* [Listed records]
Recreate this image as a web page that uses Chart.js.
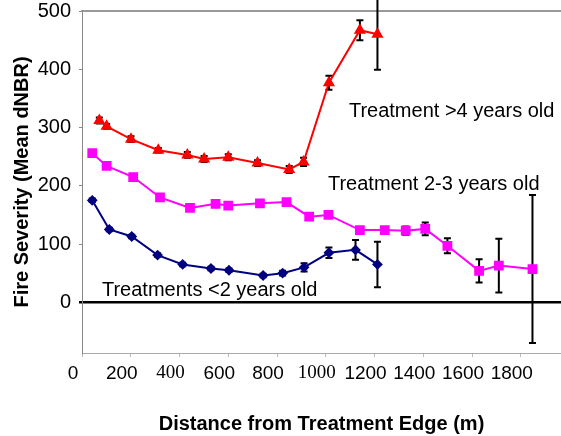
<!DOCTYPE html>
<html>
<head>
<meta charset="utf-8">
<script src="https://cdn.jsdelivr.net/npm/chart.js@4.4.1/dist/chart.umd.min.js"></script>
<style>
  body { margin: 0; background: #fff; }
  #wrap { width: 561px; height: 436px; position: relative; }
</style>
</head>
<body>
<div id="wrap"><canvas id="fireChart"></canvas></div>
<script>
// distance from treatment edge (m), mean dNBR, error bar half-length
var oldX = [71, 101, 201, 313, 432, 501, 600, 720, 850, 909, 1013, 1140, 1212];
var oldY = [312, 302, 280, 261, 253, 246, 249, 239, 228, 241, 377, 467, 460];
var oldErr = [5, 4, 5, 4, 5, 5, 5, 5, 6, 7, 12, 17, 61];

var midX = [42, 101, 210, 320, 443, 548, 600, 730, 839, 932, 1011, 1140, 1242, 1328, 1408, 1499, 1629, 1710, 1848];
var midY = [256, 234, 215, 180, 162, 169, 166, 170, 172, 147, 150, 124, 124, 123, 126, 97, 54, 63, 57];
var midErr = [3, 3, 3, 3, 3, 3, 3, 3, 3, 3, 3, 4, 5, 7, 11, 13, 20, 46, 127];

var newX = [42, 112, 204, 310, 413, 529, 603, 743, 823, 911, 1013, 1122, 1212];
var newY = [175, 125, 113, 81, 65, 58, 55, 46, 50, 60, 85, 90, 65];
var newErr = [3, 3, 3, 3, 3, 3, 3, 3, 4, 7, 9, 17, 39];

var xTicks = [0, 200, 400, 600, 800, 1000, 1200, 1400, 1600, 1800];
var yTicks = [0, 100, 200, 300, 400, 500];
var serifTicks = [400, 1000]; // these two labels are set in Times in the original

var notes = [
  { text: "Treatment >4 years old", x: 1095, y: 327 },
  { text: "Treatment 2-3 years old", x: 1009, y: 202 },
  { text: "Treatments <2 years old", x: 82, y: 21 }
];

function pts(xs, ys) {
  return xs.map(function (x, i) { return { x: x, y: ys[i] }; });
}

function noPad(s) {
  s.paddingTop = 0; s.paddingBottom = 0; s.paddingLeft = 0; s.paddingRight = 0;
}

var sans = '"Liberation Sans", Arial, sans-serif';
Chart.defaults.font.family = sans;
Chart.defaults.color = "#000";

// error bars drawn under the markers, not clipped to the plot area
var errorBars = {
  id: "errorBars",
  beforeDatasetsDraw: function (chart) {
    var ctx = chart.ctx, xs = chart.scales.x, ys = chart.scales.y;
    ctx.save();
    ctx.strokeStyle = "#000";
    ctx.lineWidth = 2;
    chart.data.datasets.forEach(function (ds) {
      ds.data.forEach(function (p, i) {
        var e = ds.errors[i];
        var px = xs.getPixelForValue(p.x);
        var top = ys.getPixelForValue(p.y + e);
        var bot = ys.getPixelForValue(p.y - e);
        ctx.beginPath();
        ctx.moveTo(px, top); ctx.lineTo(px, bot);
        ctx.moveTo(px - 3.5, top); ctx.lineTo(px + 3.5, top);
        ctx.moveTo(px - 3.5, bot); ctx.lineTo(px + 3.5, bot);
        ctx.stroke();
      });
    });
    ctx.restore();
  }
};

var noteText = {
  id: "noteText",
  afterDatasetsDraw: function (chart) {
    var ctx = chart.ctx, xs = chart.scales.x, ys = chart.scales.y;
    ctx.save();
    ctx.font = "20px " + sans;
    ctx.fillStyle = "#000";
    ctx.textAlign = "left";
    ctx.textBaseline = "middle";
    notes.forEach(function (n) {
      ctx.fillText(n.text, xs.getPixelForValue(n.x), ys.getPixelForValue(n.y));
    });
    ctx.restore();
  }
};

var ctxF = document.getElementById("fireChart").getContext("2d");
var fireChart = new Chart(ctxF, {
  type: "line",
  data: {
    datasets: [
      {
        data: pts(oldX, oldY), errors: oldErr,
        borderColor: "#FF0000", backgroundColor: "#FF0000",
        borderWidth: 2, pointStyle: "triangle", pointRadius: 5
      },
      {
        data: pts(midX, midY), errors: midErr,
        borderColor: "#FF00FF", backgroundColor: "#FF00FF",
        borderWidth: 2, pointStyle: "rect", pointRadius: 5.5
      },
      {
        data: pts(newX, newY), errors: newErr,
        borderColor: "#000080", backgroundColor: "#000080",
        borderWidth: 2, pointStyle: "rectRot", pointRadius: 4
      }
    ]
  },
  options: {
    responsive: true,
    maintainAspectRatio: false,
    animation: false,
    layout: { padding: 0, autoPadding: false },
    plugins: { legend: { display: false }, tooltip: { enabled: false } },
    scales: {
      x: {
        type: "linear", position: "bottom",
        min: 0, max: 1965,
        afterBuildTicks: function (s) { s.ticks = xTicks.map(function (v) { return { value: v }; }); },
        afterFit: function (s) { s.height = 83; noPad(s); },
        ticks: {
          maxRotation: 0, autoSkip: false,
          labelOffset: -9, padding: 5,
          font: function (c) {
            var serif = c.tick && serifTicks.indexOf(c.tick.value) >= 0;
            return { size: 19, family: serif ? '"Liberation Serif", "Times New Roman", serif' : sans };
          },
          callback: function (v) { return String(v); }
        },
        grid: { drawOnChartArea: false, tickLength: 4, color: "#bbb" },
        border: { color: "#aaa", width: 1 },
        title: {
          display: true, text: "Distance from Treatment Edge (m)",
          font: { size: 20, weight: "bold" }, padding: { top: 0, bottom: 0 }
        }
      },
      xTop: {
        type: "linear", position: "top",
        afterFit: function (s) { s.height = 11; noPad(s); },
        ticks: { display: false },
        grid: { display: false, drawTicks: false },
        border: { color: "#999", width: 2 }
      },
      y: {
        min: -87, max: 500,
        afterBuildTicks: function (s) { s.ticks = yTicks.map(function (v) { return { value: v }; }); },
        afterFit: function (s) { s.width = 82; noPad(s); },
        ticks: { padding: 8, autoSkip: false, font: { size: 20 } },
        grid: {
          tickLength: 3,
          color: function (c) { return c.tick && c.tick.value === 0 ? "#000" : "rgba(0,0,0,0)"; },
          tickColor: function (c) { return c.tick && c.tick.value === 0 ? "#000" : "#888"; },
          lineWidth: function (c) { return c.tick && c.tick.value === 0 ? 2.5 : 1; }
        },
        border: { color: "#888", width: 1 },
        title: {
          display: true, text: "Fire Severity (Mean dNBR)",
          font: { size: 20, weight: "bold" }, padding: { top: 10, bottom: 0 }
        }
      }
    }
  },
  plugins: [errorBars, noteText]
});
</script>
</body>
</html>
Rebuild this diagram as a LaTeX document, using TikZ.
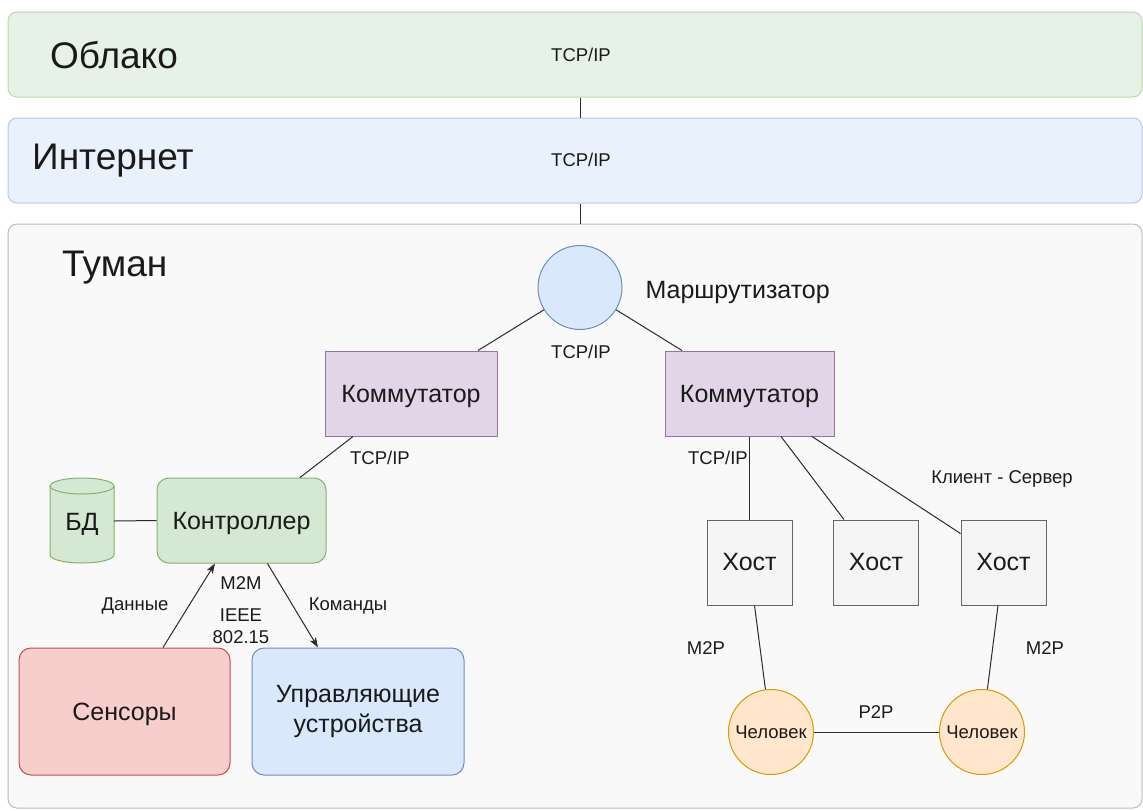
\documentclass[tikz,border=0pt]{standalone}
\usepackage{fontspec}
\setmainfont{Liberation Sans}
\usetikzlibrary{arrows.meta}
\definecolor{cloudfill}{HTML}{E7F2E6}
\definecolor{clouddraw}{HTML}{B9D9AB}
\definecolor{netfill}{HTML}{E9F1FC}
\definecolor{netdraw}{HTML}{B4C9E6}
\definecolor{fogfill}{HTML}{F9F9F9}
\definecolor{fogdraw}{HTML}{BDBDBD}
\definecolor{bluefill}{HTML}{DAE8FC}
\definecolor{bluedraw}{HTML}{6C8EBF}
\definecolor{purfill}{HTML}{E1D5E7}
\definecolor{purdraw}{HTML}{9673A6}
\definecolor{grnfill}{HTML}{D5E8D4}
\definecolor{grndraw}{HTML}{82B366}
\definecolor{redfill}{HTML}{F8CECC}
\definecolor{reddraw}{HTML}{B85450}
\definecolor{gryfill}{HTML}{F5F5F5}
\definecolor{grydraw}{HTML}{666666}
\definecolor{orfill}{HTML}{FFE6CC}
\definecolor{ordraw}{HTML}{D79B00}
\definecolor{txt}{HTML}{1A1A1A}
\definecolor{linec}{HTML}{2B2B2B}
\tikzset{
  band/.style={rectangle, rounded corners=9pt, line width=1pt, minimum width=1134pt, inner sep=0pt},
  bigtxt/.style={font=\fontsize{37}{42}\selectfont, text=txt, inner sep=0pt},
  lbl/.style={font=\fontsize{18.5}{22}\selectfont, text=txt, inner sep=0pt, align=center},
  nodebox/.style={rectangle, line width=1pt, inner sep=0pt, align=center, text=txt, font=\fontsize{25}{30}\selectfont},
  fixv/.style={text height=22.6pt, text depth=5.3pt},
  roundbox/.style={nodebox, rounded corners=12pt},
  person/.style={circle, line width=1pt, fill=orfill, draw=ordraw, minimum size=85pt, inner sep=0pt, text=txt, font=\fontsize{18.5}{22}\selectfont},
  conn/.style={line width=1pt, draw=linec},
  arr/.style={conn, -{Stealth[length=10pt,width=7pt,inset=2.5pt]}}
}
\begin{document}
\begin{tikzpicture}[x=1pt,y=-1pt]
\useasboundingbox (0,0) rectangle (1143,811);
\fill[white] (0,0) rectangle (1143,811);

% bands
\node[band, fill=cloudfill, draw=clouddraw, minimum height=85pt] (cloud) at (575,54.5) {};
\node[band, fill=netfill, draw=netdraw, minimum height=85pt] (net) at (575,160.5) {};
\node[band, fill=fogfill, draw=fogdraw, minimum height=584pt] (fog) at (575,516) {};

\draw[conn] ([xshift=5pt]cloud.south) -- ([xshift=5pt]net.north);
\draw[conn] ([xshift=5pt]net.south) -- ([xshift=5pt]fog.north);

\node[bigtxt, anchor=west] (tcloud) at (50,55) {Облако};
\node[bigtxt, anchor=west] (tnet) at (32,161) {Интернет};
\node[bigtxt, anchor=west] (tfog) at (62,268) {Туман};
\node[lbl] (lcloud) at (581,55) {TCP/IP};
\node[lbl] (lnet) at (581,160) {TCP/IP};

% router and switches
\node[circle, line width=1pt, fill=bluefill, draw=bluedraw, minimum size=84pt, inner sep=0pt] (router) at (580,287.5) {};
\node[nodebox, fixv, anchor=west] (trouter) at (645,290) {Маршрутизатор};
\node[lbl] (lrouter) at (581,352) {TCP/IP};

\node[nodebox, fixv, fill=purfill, draw=purdraw, minimum width=172pt, minimum height=85pt] (swL) at (411,393.5) {Коммутатор};
\node[nodebox, fixv, fill=purfill, draw=purdraw, minimum width=169pt, minimum height=85pt] (swR) at (749.5,393.5) {Коммутатор};

\draw[conn] (router) -- ([xshift=67pt]swL.north);
\draw[conn] (router) -- ([xshift=-67.5pt]swR.north);

% left part
\node[roundbox, fixv, fill=grnfill, draw=grndraw, minimum width=169pt, minimum height=85pt] (ctrl) at (241.5,520.5) {Контроллер};
\node[rectangle, minimum width=64pt, minimum height=85pt, inner sep=0pt] (db) at (82,521) {};
\draw[line width=1pt, fill=grnfill, draw=grndraw] (50,486) -- (50,555) arc[start angle=180, end angle=360, x radius=32pt, y radius=8pt] -- (114,486) arc[start angle=0, end angle=180, x radius=32pt, y radius=8pt] -- cycle;
\draw[line width=1pt, draw=grndraw] (50,486) arc[start angle=180, end angle=360, x radius=32pt, y radius=8pt];
\node[nodebox, fixv] (tdb) at (82,522) {БД};
\draw[conn] (db.east) -- (ctrl.west);

\draw[conn] ([xshift=-58pt]swL.south) -- ([xshift=58.5pt]ctrl.north);
\node[lbl] (lswL) at (380,458) {TCP/IP};

\node[roundbox, fixv, fill=redfill, draw=reddraw, minimum width=211pt, minimum height=127pt] (sens) at (124.5,711.5) {Сенсоры};
\node[roundbox, fill=bluefill, draw=bluedraw, minimum width=212pt, minimum height=127pt] (act) at (358,711.5) {Управляющие\\устройства};

\draw[arr] ([xshift=38.5pt]sens.north) -- ([xshift=-26.5pt]ctrl.south);
\draw[arr] ([xshift=26pt]ctrl.south) -- ([xshift=-40pt]act.north);

\node[lbl] (ldata) at (135,606) {Данные};
\node[lbl] (lm2m) at (241,583) {M2M};
\node[lbl] (lieee) at (241,626) {IEEE\\802.15};
\node[lbl] (lcmd) at (348,606) {Команды};

% right part
\node[nodebox, fill=gryfill, draw=grydraw, minimum width=85pt, minimum height=85pt] (h1) at (749.5,562.5) {Хост};
\node[nodebox, fill=gryfill, draw=grydraw, minimum width=85pt, minimum height=85pt] (h2) at (876,562.5) {Хост};
\node[nodebox, fill=gryfill, draw=grydraw, minimum width=85pt, minimum height=85pt] (h3) at (1003.5,562.5) {Хост};

\draw[conn] (swR.south) -- (h1.north);
\draw[conn] ([xshift=31.5pt]swR.south) -- ([xshift=-32pt]h2.north);
\draw[conn] ([xshift=62.5pt]swR.south) -- ([yshift=-14pt]h3.north west);

\node[lbl, anchor=east] (lswR) at (748,458) {TCP/IP};
\node[lbl] (lcs) at (1002,479) {Клиент - Сервер};

\node[person] (p1) at (771,732) {Человек};
\node[person] (p2) at (982,732) {Человек};

\draw[conn] ([xshift=5pt]h1.south) -- (p1);
\draw[conn] ([xshift=-5.5pt]h3.south) -- (p2);
\draw[conn] (p1) -- (p2);

\node[lbl] (lm2p1) at (706,648) {M2P};
\node[lbl] (lm2p2) at (1045,648) {M2P};
\node[lbl] (lp2p) at (876,712) {P2P};
\end{tikzpicture}
\end{document}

* [What to produce]
Print out, exactly and with nothing added, the lines starting at the line holding "Rebuild this diagram" and ending at the line holding "fill=fogfill, draw=fogdraw, minimum", minus any pictures.

* [Task result]
Rebuild this diagram as a LaTeX document, using TikZ.
\documentclass[tikz,border=0pt]{standalone}
\usepackage{fontspec}
\setmainfont{Liberation Sans}
\usetikzlibrary{arrows.meta}
\definecolor{cloudfill}{HTML}{E7F2E6}
\definecolor{clouddraw}{HTML}{B9D9AB}
\definecolor{netfill}{HTML}{E9F1FC}
\definecolor{netdraw}{HTML}{B4C9E6}
\definecolor{fogfill}{HTML}{F9F9F9}
\definecolor{fogdraw}{HTML}{BDBDBD}
\definecolor{bluefill}{HTML}{DAE8FC}
\definecolor{bluedraw}{HTML}{6C8EBF}
\definecolor{purfill}{HTML}{E1D5E7}
\definecolor{purdraw}{HTML}{9673A6}
\definecolor{grnfill}{HTML}{D5E8D4}
\definecolor{grndraw}{HTML}{82B366}
\definecolor{redfill}{HTML}{F8CECC}
\definecolor{reddraw}{HTML}{B85450}
\definecolor{gryfill}{HTML}{F5F5F5}
\definecolor{grydraw}{HTML}{666666}
\definecolor{orfill}{HTML}{FFE6CC}
\definecolor{ordraw}{HTML}{D79B00}
\definecolor{txt}{HTML}{1A1A1A}
\definecolor{linec}{HTML}{2B2B2B}
\tikzset{
  band/.style={rectangle, rounded corners=9pt, line width=1pt, minimum width=1134pt, inner sep=0pt},
  bigtxt/.style={font=\fontsize{37}{42}\selectfont, text=txt, inner sep=0pt},
  lbl/.style={font=\fontsize{18.5}{22}\selectfont, text=txt, inner sep=0pt, align=center},
  nodebox/.style={rectangle, line width=1pt, inner sep=0pt, align=center, text=txt, font=\fontsize{25}{30}\selectfont},
  fixv/.style={text height=22.6pt, text depth=5.3pt},
  roundbox/.style={nodebox, rounded corners=12pt},
  person/.style={circle, line width=1pt, fill=orfill, draw=ordraw, minimum size=85pt, inner sep=0pt, text=txt, font=\fontsize{18.5}{22}\selectfont},
  conn/.style={line width=1pt, draw=linec},
  arr/.style={conn, -{Stealth[length=10pt,width=7pt,inset=2.5pt]}}
}
\begin{document}
\begin{tikzpicture}[x=1pt,y=-1pt]
\useasboundingbox (0,0) rectangle (1143,811);
\fill[white] (0,0) rectangle (1143,811);

% bands
\node[band, fill=cloudfill, draw=clouddraw, minimum height=85pt] (cloud) at (575,54.5) {};
\node[band, fill=netfill, draw=netdraw, minimum height=85pt] (net) at (575,160.5) {};
\node[band, fill=fogfill, draw=fogdraw, minimum height=584pt] (fog) at (575,516) {};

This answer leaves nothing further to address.